La mano de hierro del comandante no ha conseguido poner en marcha a la burocracia
Es extraño que el oficialismo no haya celebrado por todo lo alto el triunfo electoral del comandante. Sus victorias anteriores solían producir un estado de exultación y remoralización general entre las filas del "proceso".
Tras cada uno de esos éxitos, el regocijo dominaba la atmósfera del campo revolucionario, donde el alborozo abría espacio a un clima de optimismo alrededor de los desafíos y novedades de la gestión.
El júbilo no estuvo presente en este caso, ni entre el leal pueblo bolivariano, ni mucho menos entre su dirigencia política, consciente como está ella de que la nueva oportunidad concedida por los ciudadanos, le acarrea al gobierno un compromiso muy superior a cualquiera de los adquiridos con anterioridad.
La falta de efervescencia pos-electoral es un dato duro de la realidad: el hecho puede obedecer al carácter rutinario del triunfo conquistado, o quizá a la bien disimulada inquietud generada por el muy decoroso papel desempeñado por Henrique Capriles, cuyo aniquilamiento representa un desiderátum, ya no tanto para Chávez -quien va de salida-, sino para todos los que aspiran a sucederlo, tras la culminación de su ciclo vital...
Que la vocería roja cierre los ojos ante la existencia de una oposición que, poco a poco está convirtiéndose en alternativa, sólo significa un acto de negación y arrogancia, nada provechoso para el mediano y largo plazo del proyecto socialista, al cual le va quedando una única opción de sobrevivencia: la de cumplir la promesa principal que el Presidente le formuló al electorado nacional, cuando juró gobernar, ahora sí, con la eficiencia y el tino de un reloj suizo.

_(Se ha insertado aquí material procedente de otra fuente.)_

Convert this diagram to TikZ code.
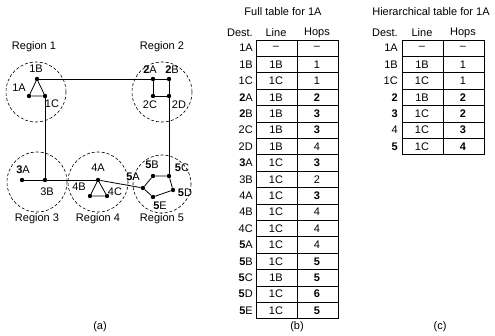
\documentclass[tikz,border=0pt]{standalone}
\usepackage{fontspec}
\setmainfont{Liberation Sans}
\begin{document}
\begin{tikzpicture}[x=1pt,y=-1pt,
  dot/.style={circle,fill=black,inner sep=0pt,minimum size=4.4pt},
  lbl/.style={font=\fontsize{11}{12}\selectfont,inner sep=0pt},
  link/.style={line width=0.8pt},
  region/.style={dashed,dash pattern=on 3pt off 2pt,line width=0.6pt},
  cell/.style={line width=1pt},
  txt/.style={font=\fontsize{11}{12}\selectfont,inner sep=0pt}]
\useasboundingbox (0,0) rectangle (495,335);
% ---------- (a) network ----------
\draw[region] (36,92) circle (30);
\draw[region] (162,92) circle (30);
\draw[region] (37,182) circle (30);
\draw[region] (98,182) circle (30);
\draw[region] (162,184) circle (29);
\node[lbl] (r1) at (34,47) {Region 1};
\node[lbl] (r2) at (162,47) {Region 2};
\node[lbl] (r3) at (37,219) {Region 3};
\node[lbl] (r4) at (98,219) {Region 4};
\node[lbl] (r5) at (162,219) {Region 5};
% routers
\node[dot] (n1A) at (29,96) {};
\node[dot] (n1B) at (37,79) {};
\node[dot] (n1C) at (45,96) {};
\node[dot] (n2A) at (153,79) {};
\node[dot] (n2B) at (169,79) {};
\node[dot] (n2C) at (153,96) {};
\node[dot] (n2D) at (169,96) {};
\node[dot] (n3A) at (22,180) {};
\node[dot] (n3B) at (45,180) {};
\node[dot] (n4A) at (98,180) {};
\node[dot] (n4B) at (90,196) {};
\node[dot] (n4C) at (107,196) {};
\node[dot] (n5A) at (143,188) {};
\node[dot] (n5B) at (153,176) {};
\node[dot] (n5C) at (169,176) {};
\node[dot] (n5D) at (173,190) {};
\node[dot] (n5E) at (153,197) {};
% links
\draw[link] (n1A) -- (n1B) -- (n1C) -- (n1A);
\draw[link] (n1B) -- (n2A);
\draw[link] (n2A) -- (n2B) -- (n2D) -- (n2C) -- (n2A);
\draw[link] (n2D) -- (n5C);
\draw[link] (n1C) -- (n3B);
\draw[link] (n3A) -- (n3B) -- (n4A);
\draw[link] (n4A) -- (n4B) -- (n4C) -- (n4A);
\draw[link] (n4A) -- (n5A);
\draw[link] (n5A) -- (n5B) -- (n5C) -- (n5D) -- (n5E) -- (n5A);
% router labels
\node[lbl] (l1A) at (19,88) {1A};
\node[lbl] (l1B) at (36,69) {1B};
\node[lbl] (l1C) at (52,104) {1C};
\node[lbl] (l2A) at (150,70) {\textbf{2}A};
\node[lbl] (l2B) at (172,70) {\textbf{2}B};
\node[lbl] (l2C) at (150,105) {2C};
\node[lbl] (l2D) at (179,105) {2D};
\node[lbl] (l3A) at (23,170) {\textbf{3}A};
\node[lbl] (l3B) at (47,192) {3B};
\node[lbl] (l4A) at (98,168) {4A};
\node[lbl] (l4B) at (79,187) {4B};
\node[lbl] (l4C) at (115,192) {4C};
\node[lbl] (l5A) at (133,177) {\textbf{5}A};
\node[lbl] (l5B) at (152,165) {\textbf{5}B};
\node[lbl] (l5C) at (182,168) {\textbf{5}C};
\node[lbl] (l5D) at (185,193) {\textbf{5}D};
\node[lbl] (l5E) at (160,206) {\textbf{5}E};
\node[lbl] (capa) at (100,327) {(a)};
% ---------- (b) full table ----------
\node[txt] (tb) at (283,12) {Full table for 1A};
\node[txt,anchor=east] (hb1) at (253,33) {Dest.};
\node[txt] (hb2) at (276,33) {Line};
\node[txt] (hb3) at (317,33) {Hops};
\foreach \d/\l/\h [count=\i] in {1A/--/--,1B/1B/1,1C/1C/1,{\textbf{2}A}/1B/{\textbf{2}},{\textbf{2}B}/1B/{\textbf{3}},2C/1B/{\textbf{3}},2D/1B/4,{\textbf{3}A}/1C/{\textbf{3}},3B/1C/2,4A/1C/{\textbf{3}},4B/1C/4,4C/1C/4,{\textbf{5}A}/1C/4,{\textbf{5}B}/1C/{\textbf{5}},{\textbf{5}C}/1B/{\textbf{5}},{\textbf{5}D}/1C/{\textbf{6}},{\textbf{5}E}/1C/{\textbf{5}}}{
  \pgfmathsetmacro{\yt}{40+(\i-1)*16.4}
  \pgfmathsetmacro{\yb}{40+\i*16.4}
  \pgfmathsetmacro{\ym}{40+(\i-0.5)*16.4}
  \draw[cell] (256,\yt) rectangle (338,\yb);
  \draw[cell] (297,\yt) -- (297,\yb);
  \node[txt,anchor=east] (bd\i) at (253,\ym) {\d};
  \node[txt] (bl\i) at (276,\ym) {\l};
  \node[txt] (bh\i) at (317,\ym) {\h};
}
\node[txt] (capb) at (297,327) {(b)};
% ---------- (c) hierarchical table ----------
\node[txt] (tc) at (431,12) {Hierarchical table for 1A};
\node[txt,anchor=east] (hc1) at (398,33) {Dest.};
\node[txt] (hc2) at (422,33) {Line};
\node[txt] (hc3) at (463,33) {Hops};
\foreach \d/\l/\h [count=\i] in {1A/--/--,1B/1B/1,1C/1C/1,{\textbf{2}}/1B/{\textbf{2}},{\textbf{3}}/1C/{\textbf{2}},4/1C/{\textbf{3}},{\textbf{5}}/1C/{\textbf{4}}}{
  \pgfmathsetmacro{\yt}{40+(\i-1)*16.4}
  \pgfmathsetmacro{\yb}{40+\i*16.4}
  \pgfmathsetmacro{\ym}{40+(\i-0.5)*16.4}
  \draw[cell] (402,\yt) rectangle (484,\yb);
  \draw[cell] (443,\yt) -- (443,\yb);
  \node[txt,anchor=east] (cd\i) at (398,\ym) {\d};
  \node[txt] (cl\i) at (422,\ym) {\l};
  \node[txt] (ch\i) at (463,\ym) {\h};
}
\node[txt] (capc) at (440,327) {(c)};
\end{tikzpicture}
\end{document}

Es natural que el mundo bolivariano -tan seguro de las deficiencias de su desempeño y de las consecuencias de su peligrosa fragmentación interna- se sienta ahora más exigido que nunca, pues otra vez ha quedado demostrado que solamente Chávez puede darse el lujo de ganar elecciones, aun en medio de un ambiente de descontento y frustración alrededor de su gestión administrativa.
Con un líder cuya salud se encuentra comprometida, es obvio que el tiempo juega contra "la sucesión", que está urgida de exhibir cuanto antes una eficiencia que ni el poderoso liderazgo de Chávez ha podido garantizar durante el transcurso de estos largos años.
Si la mano de hierro del comandante no ha conseguido poner en marcha a la burocracia, el panorama no puede ser más sombrío para quienes se sienten "herederos", cuya batalla se desarrolla, precisamente, en los escenarios de la burocracia, donde todos se colocan zancadillas que conspiran contra la eficiencia prometida por Chávez, y sin la cual no habrá otro legado que no sean los escombros de una revolución fallida.